Task instructions:
Read the lines below. Copy out any that hold the string "document".

┌──

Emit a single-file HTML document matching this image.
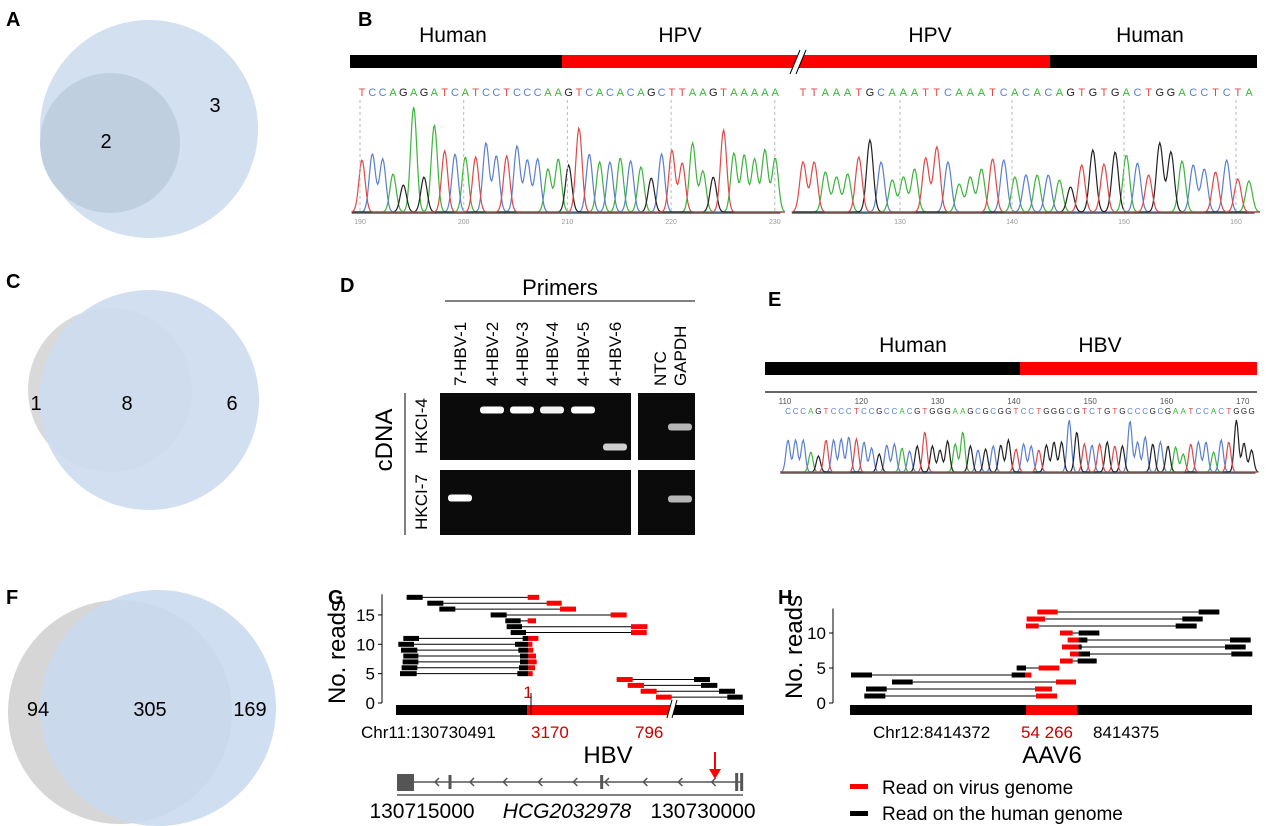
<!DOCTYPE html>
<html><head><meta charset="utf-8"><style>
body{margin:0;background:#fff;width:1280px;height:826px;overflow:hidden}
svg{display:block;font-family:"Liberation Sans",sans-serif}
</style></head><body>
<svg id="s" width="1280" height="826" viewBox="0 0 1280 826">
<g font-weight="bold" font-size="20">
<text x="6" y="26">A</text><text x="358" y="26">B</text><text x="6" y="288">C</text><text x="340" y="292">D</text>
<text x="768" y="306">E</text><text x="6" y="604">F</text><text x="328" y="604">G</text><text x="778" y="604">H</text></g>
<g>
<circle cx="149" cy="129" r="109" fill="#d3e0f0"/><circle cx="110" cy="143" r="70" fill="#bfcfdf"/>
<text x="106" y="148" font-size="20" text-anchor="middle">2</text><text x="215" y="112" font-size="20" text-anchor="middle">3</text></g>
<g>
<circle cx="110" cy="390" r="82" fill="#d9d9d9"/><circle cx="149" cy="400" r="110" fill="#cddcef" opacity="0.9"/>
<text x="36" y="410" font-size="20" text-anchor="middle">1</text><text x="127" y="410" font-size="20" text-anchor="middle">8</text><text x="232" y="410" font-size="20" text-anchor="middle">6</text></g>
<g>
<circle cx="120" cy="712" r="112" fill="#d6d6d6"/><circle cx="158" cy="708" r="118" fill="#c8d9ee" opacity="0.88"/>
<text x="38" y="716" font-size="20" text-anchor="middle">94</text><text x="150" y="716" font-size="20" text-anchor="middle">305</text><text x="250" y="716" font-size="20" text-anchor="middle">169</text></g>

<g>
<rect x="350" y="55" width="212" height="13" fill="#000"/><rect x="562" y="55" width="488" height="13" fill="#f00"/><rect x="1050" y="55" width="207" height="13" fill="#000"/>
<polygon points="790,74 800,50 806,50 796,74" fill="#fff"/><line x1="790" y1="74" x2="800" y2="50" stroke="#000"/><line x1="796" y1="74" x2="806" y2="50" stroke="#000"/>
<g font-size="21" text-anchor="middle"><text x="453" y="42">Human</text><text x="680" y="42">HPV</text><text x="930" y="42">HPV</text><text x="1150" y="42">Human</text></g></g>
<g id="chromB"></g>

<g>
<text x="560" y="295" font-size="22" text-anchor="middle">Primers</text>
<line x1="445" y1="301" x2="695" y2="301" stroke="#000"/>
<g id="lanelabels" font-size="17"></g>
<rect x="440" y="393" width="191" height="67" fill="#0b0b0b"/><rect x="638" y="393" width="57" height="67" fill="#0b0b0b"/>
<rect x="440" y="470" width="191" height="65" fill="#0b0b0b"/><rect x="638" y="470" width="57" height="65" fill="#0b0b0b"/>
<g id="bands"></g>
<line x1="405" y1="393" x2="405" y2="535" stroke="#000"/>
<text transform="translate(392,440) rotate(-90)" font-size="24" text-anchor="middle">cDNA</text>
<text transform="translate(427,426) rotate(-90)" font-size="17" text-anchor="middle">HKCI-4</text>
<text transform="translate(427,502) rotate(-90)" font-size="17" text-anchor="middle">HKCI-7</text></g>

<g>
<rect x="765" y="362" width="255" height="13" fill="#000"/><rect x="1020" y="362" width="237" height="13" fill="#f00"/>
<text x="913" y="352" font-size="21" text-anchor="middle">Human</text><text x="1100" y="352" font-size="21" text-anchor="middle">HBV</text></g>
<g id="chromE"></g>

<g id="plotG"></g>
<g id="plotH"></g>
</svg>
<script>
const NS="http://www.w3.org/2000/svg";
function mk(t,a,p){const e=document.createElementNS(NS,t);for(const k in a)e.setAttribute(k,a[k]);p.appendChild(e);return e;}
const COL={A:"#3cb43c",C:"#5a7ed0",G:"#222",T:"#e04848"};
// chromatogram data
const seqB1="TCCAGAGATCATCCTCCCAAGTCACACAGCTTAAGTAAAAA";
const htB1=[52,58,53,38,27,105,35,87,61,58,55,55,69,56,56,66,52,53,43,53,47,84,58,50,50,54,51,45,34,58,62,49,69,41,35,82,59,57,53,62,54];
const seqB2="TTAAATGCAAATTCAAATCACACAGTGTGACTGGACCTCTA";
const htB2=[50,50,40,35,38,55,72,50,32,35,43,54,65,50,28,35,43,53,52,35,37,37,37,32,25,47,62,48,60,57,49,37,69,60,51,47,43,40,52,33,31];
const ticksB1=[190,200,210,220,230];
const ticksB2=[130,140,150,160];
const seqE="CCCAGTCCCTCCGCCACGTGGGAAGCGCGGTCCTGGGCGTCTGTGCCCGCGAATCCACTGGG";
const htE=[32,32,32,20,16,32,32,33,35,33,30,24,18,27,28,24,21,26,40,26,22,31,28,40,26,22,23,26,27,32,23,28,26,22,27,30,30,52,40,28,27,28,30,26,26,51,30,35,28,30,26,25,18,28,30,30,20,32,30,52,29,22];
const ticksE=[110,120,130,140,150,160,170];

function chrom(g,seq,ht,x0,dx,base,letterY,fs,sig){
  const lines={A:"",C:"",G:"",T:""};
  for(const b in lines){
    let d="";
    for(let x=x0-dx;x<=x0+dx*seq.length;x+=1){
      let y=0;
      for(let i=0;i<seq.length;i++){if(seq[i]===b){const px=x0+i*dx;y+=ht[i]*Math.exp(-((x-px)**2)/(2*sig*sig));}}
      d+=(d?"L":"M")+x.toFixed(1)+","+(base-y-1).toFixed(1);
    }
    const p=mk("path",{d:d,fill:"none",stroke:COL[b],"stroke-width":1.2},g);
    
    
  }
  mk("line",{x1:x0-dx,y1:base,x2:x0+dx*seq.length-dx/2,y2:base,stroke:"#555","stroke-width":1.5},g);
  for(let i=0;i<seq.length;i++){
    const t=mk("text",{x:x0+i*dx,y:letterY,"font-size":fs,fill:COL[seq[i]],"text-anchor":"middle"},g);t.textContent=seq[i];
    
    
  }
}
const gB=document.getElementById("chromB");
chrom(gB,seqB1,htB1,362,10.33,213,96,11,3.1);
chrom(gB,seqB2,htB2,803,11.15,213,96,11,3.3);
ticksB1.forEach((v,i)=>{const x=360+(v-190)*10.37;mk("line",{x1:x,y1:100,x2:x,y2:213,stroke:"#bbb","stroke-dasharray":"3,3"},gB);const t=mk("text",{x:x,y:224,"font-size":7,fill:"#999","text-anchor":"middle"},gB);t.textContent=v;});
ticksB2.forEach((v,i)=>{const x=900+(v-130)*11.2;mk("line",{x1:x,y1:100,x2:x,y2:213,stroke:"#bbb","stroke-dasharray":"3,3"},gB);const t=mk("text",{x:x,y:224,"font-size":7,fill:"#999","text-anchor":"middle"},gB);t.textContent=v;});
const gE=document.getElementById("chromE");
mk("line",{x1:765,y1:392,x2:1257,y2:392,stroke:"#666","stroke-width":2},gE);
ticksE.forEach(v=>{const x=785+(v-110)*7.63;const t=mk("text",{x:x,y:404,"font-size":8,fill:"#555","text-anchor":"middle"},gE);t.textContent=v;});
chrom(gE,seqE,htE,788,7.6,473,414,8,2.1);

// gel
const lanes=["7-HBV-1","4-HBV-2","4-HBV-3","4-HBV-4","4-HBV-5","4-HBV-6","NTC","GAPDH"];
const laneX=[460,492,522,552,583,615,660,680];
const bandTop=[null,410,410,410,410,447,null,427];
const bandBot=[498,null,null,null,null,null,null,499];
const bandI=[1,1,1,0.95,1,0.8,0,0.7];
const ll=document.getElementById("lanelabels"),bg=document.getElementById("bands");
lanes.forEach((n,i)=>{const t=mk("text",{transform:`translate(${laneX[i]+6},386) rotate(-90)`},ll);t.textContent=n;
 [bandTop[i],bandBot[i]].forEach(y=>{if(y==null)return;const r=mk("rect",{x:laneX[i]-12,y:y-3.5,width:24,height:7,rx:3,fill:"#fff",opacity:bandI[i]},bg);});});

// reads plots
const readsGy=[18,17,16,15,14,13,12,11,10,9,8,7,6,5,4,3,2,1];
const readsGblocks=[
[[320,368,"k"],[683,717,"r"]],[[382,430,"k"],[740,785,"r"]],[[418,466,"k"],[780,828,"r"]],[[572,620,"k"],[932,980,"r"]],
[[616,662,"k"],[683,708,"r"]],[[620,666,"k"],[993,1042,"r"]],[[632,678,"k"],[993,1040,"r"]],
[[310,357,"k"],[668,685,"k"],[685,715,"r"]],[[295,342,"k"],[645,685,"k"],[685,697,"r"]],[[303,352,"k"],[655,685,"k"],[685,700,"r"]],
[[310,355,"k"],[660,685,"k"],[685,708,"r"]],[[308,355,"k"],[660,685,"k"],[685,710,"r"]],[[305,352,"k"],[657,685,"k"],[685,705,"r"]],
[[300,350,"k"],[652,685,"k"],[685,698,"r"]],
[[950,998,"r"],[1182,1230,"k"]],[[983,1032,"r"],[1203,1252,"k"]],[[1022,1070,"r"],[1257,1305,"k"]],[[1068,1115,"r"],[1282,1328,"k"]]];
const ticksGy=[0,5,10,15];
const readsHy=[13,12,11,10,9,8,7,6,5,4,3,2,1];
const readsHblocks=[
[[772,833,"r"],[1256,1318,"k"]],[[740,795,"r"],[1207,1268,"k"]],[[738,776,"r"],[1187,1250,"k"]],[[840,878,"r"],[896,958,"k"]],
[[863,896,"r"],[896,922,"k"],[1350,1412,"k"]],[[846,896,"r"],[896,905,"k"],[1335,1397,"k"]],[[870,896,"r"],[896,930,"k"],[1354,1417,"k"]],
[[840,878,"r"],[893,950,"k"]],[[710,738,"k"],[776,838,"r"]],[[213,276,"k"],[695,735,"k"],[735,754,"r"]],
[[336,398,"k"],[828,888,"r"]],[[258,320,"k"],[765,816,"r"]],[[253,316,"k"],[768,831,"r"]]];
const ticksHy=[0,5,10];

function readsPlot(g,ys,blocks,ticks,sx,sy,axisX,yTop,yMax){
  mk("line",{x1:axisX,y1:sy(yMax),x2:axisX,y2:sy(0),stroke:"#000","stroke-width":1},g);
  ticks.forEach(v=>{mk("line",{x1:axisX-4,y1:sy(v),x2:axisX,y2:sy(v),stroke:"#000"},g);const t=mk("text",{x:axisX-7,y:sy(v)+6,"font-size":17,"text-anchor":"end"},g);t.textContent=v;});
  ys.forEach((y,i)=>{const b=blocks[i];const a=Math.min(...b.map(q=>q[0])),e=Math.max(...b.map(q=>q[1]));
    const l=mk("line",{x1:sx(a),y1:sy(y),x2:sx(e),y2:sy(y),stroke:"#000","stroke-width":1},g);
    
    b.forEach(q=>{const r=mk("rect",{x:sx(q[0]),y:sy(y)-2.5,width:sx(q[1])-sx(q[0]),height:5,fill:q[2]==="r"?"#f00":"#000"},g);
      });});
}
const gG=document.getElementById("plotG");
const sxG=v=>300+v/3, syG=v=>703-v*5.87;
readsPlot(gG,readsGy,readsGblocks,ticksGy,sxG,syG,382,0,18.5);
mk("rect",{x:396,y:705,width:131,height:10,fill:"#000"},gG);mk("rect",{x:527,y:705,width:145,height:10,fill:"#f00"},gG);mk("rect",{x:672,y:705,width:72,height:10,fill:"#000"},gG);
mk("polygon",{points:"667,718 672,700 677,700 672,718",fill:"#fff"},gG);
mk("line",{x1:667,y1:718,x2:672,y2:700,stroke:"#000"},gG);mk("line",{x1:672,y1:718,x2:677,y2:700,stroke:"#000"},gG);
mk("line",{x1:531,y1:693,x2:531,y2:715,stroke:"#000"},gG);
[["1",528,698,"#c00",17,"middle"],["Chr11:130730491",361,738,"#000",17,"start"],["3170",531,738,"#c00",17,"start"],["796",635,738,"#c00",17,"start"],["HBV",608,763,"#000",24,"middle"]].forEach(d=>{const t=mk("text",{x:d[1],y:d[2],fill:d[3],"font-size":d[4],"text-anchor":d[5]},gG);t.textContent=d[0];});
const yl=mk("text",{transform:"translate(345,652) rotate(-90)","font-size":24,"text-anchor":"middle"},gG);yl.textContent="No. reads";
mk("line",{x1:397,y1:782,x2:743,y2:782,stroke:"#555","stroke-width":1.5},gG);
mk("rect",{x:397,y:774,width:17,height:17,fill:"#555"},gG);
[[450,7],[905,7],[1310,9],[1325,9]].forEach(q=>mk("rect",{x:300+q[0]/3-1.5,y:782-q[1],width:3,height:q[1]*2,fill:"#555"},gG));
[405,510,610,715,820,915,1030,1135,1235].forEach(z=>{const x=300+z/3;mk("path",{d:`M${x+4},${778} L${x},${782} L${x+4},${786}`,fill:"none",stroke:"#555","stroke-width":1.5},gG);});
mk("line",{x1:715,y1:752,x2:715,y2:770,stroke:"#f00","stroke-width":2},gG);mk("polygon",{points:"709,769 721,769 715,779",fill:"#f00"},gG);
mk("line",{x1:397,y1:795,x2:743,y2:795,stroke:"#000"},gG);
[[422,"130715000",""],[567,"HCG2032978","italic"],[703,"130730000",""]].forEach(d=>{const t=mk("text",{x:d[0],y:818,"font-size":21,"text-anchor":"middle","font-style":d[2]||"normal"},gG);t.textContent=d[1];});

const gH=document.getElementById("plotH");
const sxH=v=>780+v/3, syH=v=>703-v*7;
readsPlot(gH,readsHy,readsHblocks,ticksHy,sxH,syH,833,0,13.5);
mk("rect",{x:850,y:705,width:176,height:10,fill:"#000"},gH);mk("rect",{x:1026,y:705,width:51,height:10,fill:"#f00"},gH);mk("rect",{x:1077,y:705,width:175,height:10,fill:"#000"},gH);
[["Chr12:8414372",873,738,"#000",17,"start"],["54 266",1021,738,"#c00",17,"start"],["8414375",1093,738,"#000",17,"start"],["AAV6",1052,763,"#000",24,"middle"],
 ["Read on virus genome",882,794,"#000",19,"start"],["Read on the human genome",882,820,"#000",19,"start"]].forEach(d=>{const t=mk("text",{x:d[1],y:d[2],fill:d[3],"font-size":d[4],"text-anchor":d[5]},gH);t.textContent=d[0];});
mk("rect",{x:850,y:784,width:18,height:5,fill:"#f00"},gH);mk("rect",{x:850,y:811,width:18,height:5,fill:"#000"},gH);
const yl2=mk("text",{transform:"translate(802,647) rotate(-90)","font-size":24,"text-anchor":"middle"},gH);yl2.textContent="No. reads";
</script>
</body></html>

└──

The solution:
Emit a single-file HTML document matching this image.
function mk(t,a,p){const e=document.createElementNS(NS,t);for(const k in a)e.setAttribute(k,a[k]);p.appendChild(e);return e;}
const gB=document.getElementById("chromB");
const gE=document.getElementById("chromE");
const ll=document.getElementById("lanelabels"),bg=document.getElementById("bands");
const gG=document.getElementById("plotG");
const gH=document.getElementById("plotH");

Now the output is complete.